Taxable income for NRIs includes:

  • Salary received in India or for services provided in India
  • Income from house property in India
  • Capital gains from transferring assets situated in India
  • Interest from fixed deposits or savings accounts in India

In the Union Budget 2024-25, the finance minister proposed changes to the taxation of certain capital gains for NRIs, aiming to bring parity between the tax structures for residents and non-residents. The new tax rate will apply only to transfers made on or after July 23, 2024.

Income

For transfers taking place before July 23, 2024/Rate of TDS

For transfers taking place on or after July 23, 2024/ Rate of TDS

Long-term capital gains referred to in section 115E

10 percent

12.5 percent

Long-term capital gains referred to in sub-clause (iii) of clause (c) of subsection (1) of section 112

20 percent

12.5 percent

Long-term capital gains referred to in section 112A exceeding INR 100,000 (US$1194.3)

10 percent

12.5 percent

Long-term capital gains [not being long term capital gains
referred to in clauses (33) and (36) of section 10]

20 percent

12.5 percent

Short-term capital referred to in section 111A

15 percent

20 percent

Long-term capital gains not covered under specific exemptions will see a reduced tax rate from 20 percent to 12.5 percent.
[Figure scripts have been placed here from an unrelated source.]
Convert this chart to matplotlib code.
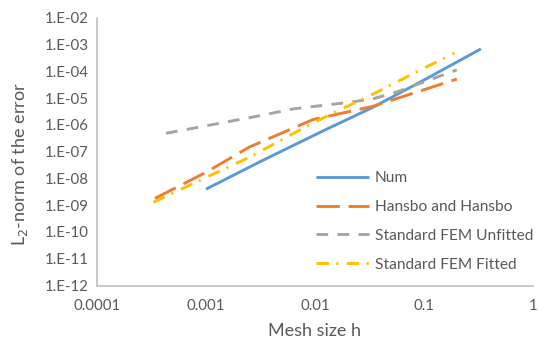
import matplotlib
matplotlib.use("Agg")
import matplotlib.pyplot as plt
from matplotlib.ticker import FixedLocator, FixedFormatter, NullLocator

plt.rcParams['font.family'] = ['Lato', 'DejaVu Sans']

# Data
num_h = [0.001, 0.00333, 0.0128, 0.0333, 0.1, 0.333]
num_e = [4.0e-9, 4.8e-8, 7.0e-7, 4.4e-6, 4.8e-5, 7.0e-4]

hansbo_h = [0.00034, 0.001, 0.0025, 0.0096, 0.034, 0.07, 0.2]
hansbo_e = [1.8e-9, 1.7e-8, 1.5e-7, 1.6e-6, 5.0e-6, 1.3e-5, 5.2e-5]

unfit_h = [0.00043, 0.0029, 0.0063, 0.021, 0.034, 0.056, 0.2]
unfit_e = [4.9e-7, 2.1e-6, 4.0e-6, 7.1e-6, 9.5e-6, 1.7e-5, 1.15e-4]

fit_h = [0.00033, 0.00126, 0.0025, 0.0078, 0.0146, 0.03, 0.091, 0.19]
fit_e = [1.3e-9, 1.7e-8, 6.2e-8, 7.6e-7, 2.8e-6, 1.1e-5, 1.1e-4, 4.9e-4]

xticks = [0.0001, 0.001, 0.01, 0.1, 1]
xticklabels = ["0.0001", "0.001", "0.01", "0.1", "1"]
yticks = [1e-12, 1e-11, 1e-10, 1e-9, 1e-8, 1e-7, 1e-6, 1e-5, 1e-4, 1e-3, 1e-2]
yticklabels = ["1.E-12", "1.E-11", "1.E-10", "1.E-09", "1.E-08", "1.E-07",
               "1.E-06", "1.E-05", "1.E-04", "1.E-03", "1.E-02"]

fig = plt.figure(figsize=(5.39, 3.44), dpi=100)
ax = fig.add_axes([97/539, 1-285.5/344, (533-97)/539, (285.5-18)/344])

lw = 2.1
ax.plot(num_h, num_e, color='#5B9BD5', lw=lw, label='Num', solid_capstyle='butt')
l2, = ax.plot(hansbo_h, hansbo_e, color='#ED7D31', lw=lw, label='Hansbo and Hansbo')
l2.set_dashes([8, 3])
l3, = ax.plot(unfit_h, unfit_e, color='#A5A5A5', lw=lw, label='Standard FEM Unfitted')
l3.set_dashes([4, 3.2])
l4, = ax.plot(fit_h, fit_e, color='#FFC000', lw=lw, label='Standard FEM Fitted')
l4.set_dashes([4.3, 2.5, 0.7, 2.9])
for l in (l2, l3, l4):
    l.set_dash_capstyle('butt')

ax.set_xscale('log')
ax.set_yscale('log')
ax.set_xlim(1e-4, 1)
ax.set_ylim(1e-12, 1e-2)
ax.xaxis.set_major_locator(FixedLocator(xticks))
ax.xaxis.set_major_formatter(FixedFormatter(xticklabels))
ax.yaxis.set_major_locator(FixedLocator(yticks))
ax.yaxis.set_major_formatter(FixedFormatter(yticklabels))
ax.xaxis.set_minor_locator(NullLocator())
ax.yaxis.set_minor_locator(NullLocator())

for s in ('top', 'right'):
    ax.spines[s].set_visible(False)
for s in ('left', 'bottom'):
    ax.spines[s].set_color('#BFBFBF')
    ax.spines[s].set_linewidth(1.2)

ax.tick_params(axis='both', length=0, labelsize=10.8, labelcolor='#595959')
ax.tick_params(axis='x', pad=10)
ax.tick_params(axis='y', pad=6)

fig.text(20/539, 1-164/344, r'L$_2$-norm of the error', rotation=90,
         ha='center', va='center', fontsize=13, color='#595959')
fig.text(314/539, 1-331/344, 'Mesh size h', ha='center', va='center',
         fontsize=13, color='#595959')

leg = ax.legend(loc='upper left', bbox_to_anchor=(310/539, 1-165/344),
                bbox_transform=fig.transFigure, frameon=False,
                fontsize=11.2, handlelength=3.4, handletextpad=0.35,
                labelspacing=0.95, borderaxespad=0)
for t in leg.get_texts():
    t.set_color('#595959')

fig.savefig('out.png', dpi=100)
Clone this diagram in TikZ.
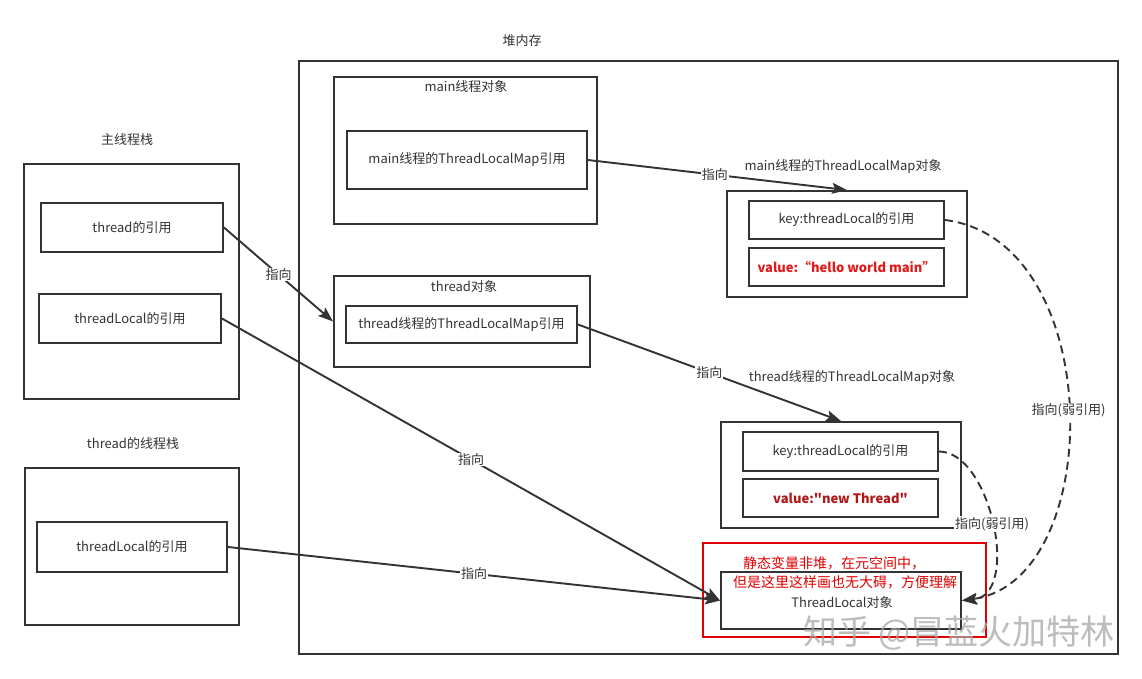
\documentclass[tikz,border=0pt]{standalone}
\usepackage{fontspec}
\setmainfont{Noto Sans CJK SC}[Ligatures=TeXOff]
\usetikzlibrary{arrows.meta}
\definecolor{ink}{HTML}{333333}
\definecolor{redA}{HTML}{E01B1B}
\definecolor{redB}{HTML}{B01818}
\definecolor{redC}{HTML}{E00000}
\tikzset{
  box/.style={draw=ink, line width=1.9pt, rectangle, inner sep=0pt, text=ink, font=\fontsize{13}{15}\selectfont},
  txt/.style={text=ink, font=\fontsize{13}{15}\selectfont, inner sep=1pt},
  conn/.style={draw=ink, line width=1.9pt, -{Stealth[length=15pt,width=11pt,inset=3pt]}},
  weak/.style={draw=ink, line width=1.9pt, dash pattern=on 8pt off 5pt, -{Stealth[length=15pt,width=11pt,inset=3pt]}},
  lbl/.style={fill=white, text=ink, font=\fontsize{13}{15}\selectfont, inner sep=1pt}
}
\begin{document}
\begin{tikzpicture}[x=1pt,y=-1pt]
\useasboundingbox[fill=white] (0,0) rectangle (1142,679);
% main stack
\node[txt] (lmstack) at (127,140) {主线程栈};
\node[box, minimum width=215pt, minimum height=235pt] (mstack) at (131.5,281.5) {};
\node[box, minimum width=182pt, minimum height=49pt] (tref) at (132,227.5) {thread的引用};
\node[box, minimum width=182pt, minimum height=49pt] (tlref1) at (130,318.5) {threadLocal的引用};
% thread stack
\node[txt] (ltstack) at (133,444) {thread的线程栈};
\node[box, minimum width=214pt, minimum height=157pt] (tstack) at (132,546.5) {};
\node[box, minimum width=190pt, minimum height=50pt] (tlref2) at (132,547) {threadLocal的引用};
% heap
\node[txt] (lheap) at (522,41) {堆内存};
\node[box, minimum width=819pt, minimum height=593pt] (heap) at (708.5,357.5) {};
\node[box, minimum width=263pt, minimum height=147pt] (mobj) at (465.5,150.5) {};
\node[txt] (lmobj) at (466,87) {main线程对象};
\node[box, minimum width=240pt, minimum height=58pt] (mmapref) at (467,160) {main线程的ThreadLocalMap引用};
\node[box, minimum width=256pt, minimum height=91pt] (tobj) at (462,321.5) {};
\node[txt] (ltobj) at (464,287) {thread对象};
\node[box, minimum width=231pt, minimum height=37pt] (tmapref) at (461.5,324.5) {thread线程的ThreadLocalMap引用};
% main map
\node[txt] (lmmap) at (843,167) {main线程的ThreadLocalMap对象};
\node[box, minimum width=240pt, minimum height=106pt] (mmap) at (847,244) {};
\node[box, minimum width=195pt, minimum height=38pt] (mkey) at (846.5,220) {key:threadLocal的引用};
\node[box, minimum width=195pt, minimum height=38pt, text=redA, font=\fontsize{13}{15}\selectfont\bfseries] (mval) at (846.5,267) {value:“hello world main”};
% thread map
\node[txt] (ltmap) at (852,377) {thread线程的ThreadLocalMap对象};
\node[box, minimum width=240pt, minimum height=106pt] (tmap) at (841,475) {};
\node[box, minimum width=195pt, minimum height=39pt] (tkey) at (840.5,451.5) {key:threadLocal的引用};
\node[box, minimum width=195pt, minimum height=38pt, text=redB, font=\fontsize{13}{15}\selectfont\bfseries] (tval) at (840.5,498) {value:"new Thread"};
% ThreadLocal object
\node[box, minimum width=240pt, minimum height=57pt] (tlobj) at (841,600.5) {};
\node[txt] (ltlobj) at (842,603) {ThreadLocal对象};
\node[draw=redC, line width=1.9pt, rectangle, minimum width=283pt, minimum height=94pt, inner sep=0pt] (redbox) at (844.5,590) {};
\node[text=redC, font=\fontsize{14}{16}\selectfont, inner sep=0pt] (rnote1) at (834,563) {静态变量非堆，在元空间中，};
\node[text=redC, font=\fontsize{14}{16}\selectfont, inner sep=0pt] (rnote2) at (845,582) {但是这里这样画也无大碍，方便理解};
% connectors
\draw[conn] (tref.east) -- node[lbl] {指向} (tobj.west);
\draw[conn] (tlref1.east) -- node[lbl] {指向} (tlobj.west);
\draw[conn] (tlref2.east) -- node[lbl] {指向} (tlobj.west);
\draw[conn] (mmapref.east) -- node[lbl, pos=0.49] {指向} (mmap.north);
\draw[conn] (tmapref.east) -- node[lbl] {指向} (tmap.north);
\draw[weak] (mkey.east) .. controls +(162,20) and +(145,-20) .. node[lbl] {指向(弱引用)} (tlobj.east);
\draw[weak] (tkey.east) .. controls +(52,0) and +(59,-5) .. node[lbl] {指向(弱引用)} (tlobj.east);
% watermark
\node[text=gray!70, opacity=0.75, font=\fontsize{34}{36}\selectfont, inner sep=0pt] (wm) at (959,633) {知乎 @冒蓝火加特林};
\end{tikzpicture}
\end{document}
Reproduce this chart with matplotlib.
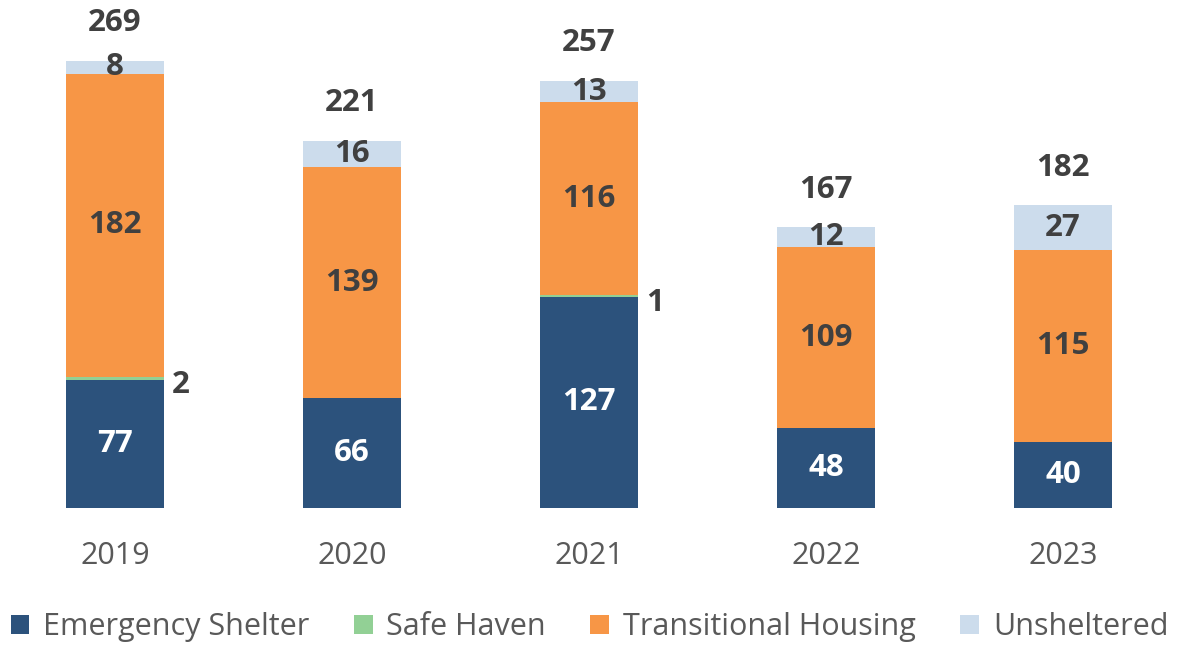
import matplotlib
matplotlib.use("Agg")
import matplotlib.pyplot as plt
from matplotlib.patches import Patch

# data
years = ["2019", "2020", "2021", "2022", "2023"]
emergency = [77, 66, 127, 48, 40]
safe_haven = [2, 0, 1, 0, 0]
transitional = [182, 139, 116, 109, 115]
unsheltered = [8, 16, 13, 12, 27]
totals = [269, 221, 257, 167, 182]

series_names = ["Emergency Shelter", "Safe Haven", "Transitional Housing", "Unsheltered"]
colors = ["#2C527C", "#92D095", "#F79646", "#CCDCEC"]

plt.rcParams["font.family"] = ["Open Sans", "DejaVu Sans"]

fig = plt.figure(figsize=(11.79, 6.48), dpi=100)
ax = fig.add_axes([0, 0.216, 1, 0.784])

x = list(range(len(years)))
width = 0.41
series = [emergency, safe_haven, transitional, unsheltered]
bottoms = [0] * len(years)
label_dark = "#404040"
lbl_size = 22.5

for vals, color, name in zip(series, colors, series_names):
    ax.bar(x, vals, width, bottom=bottoms, color=color, label=name,
           edgecolor="none")
    for i, v in enumerate(vals):
        if v == 0:
            continue
        mid = bottoms[i] + v / 2
        if name == "Safe Haven":
            ax.annotate(str(v), (x[i] + width / 2, mid), xytext=(6, -5),
                        textcoords="offset points", ha="left", va="center",
                        fontsize=lbl_size, fontweight="bold", color=label_dark)
        else:
            tc = "white" if name == "Emergency Shelter" else label_dark
            ax.text(x[i], mid, str(v), ha="center", va="center",
                    fontsize=lbl_size, fontweight="bold", color=tc)
    bottoms = [b + v for b, v in zip(bottoms, vals)]

# totals above each stack
for i, total in enumerate(totals):
    ax.annotate(str(total), (x[i], bottoms[i]), xytext=(0, 27),
                textcoords="offset points", ha="center", va="center",
                fontsize=lbl_size, fontweight="bold", color=label_dark)

ax.set_xlim(-0.485, 4.489)
ax.set_ylim(0, 305.6)
ax.set_xticks(x)
ax.set_xticklabels(years, fontsize=22, color="#595959")
ax.tick_params(axis="x", length=0, pad=24)
ax.set_yticks([])
for s in ax.spines.values():
    s.set_visible(False)

handles = [Patch(facecolor=c, edgecolor="none") for c in colors]
fig.legend(handles, series_names, loc="center", bbox_to_anchor=(0.5, 0.032),
           ncol=4, frameon=False, fontsize=22, labelcolor="#595959",
           handlelength=0.62, handleheight=0.62, handletextpad=0.45,
           columnspacing=1.45)

fig.savefig("out.png", dpi=100, facecolor="white")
The Union Budget 2024 announcement emphasized achieving parity in taxation between residents and non-residents by amending section 115E (of the Income-tax Act 1961) to align long-term and short-term capital gains tax rates.

Additionally, to improve ease of doing business and ensure better compliance, the budget proposed to reduce the rates of tax deduction at source (TDS), except for specific sections like TDS on salary, virtual digital assets, lottery winnings, racehorses, transfer of immovable property, and payments to non-residents.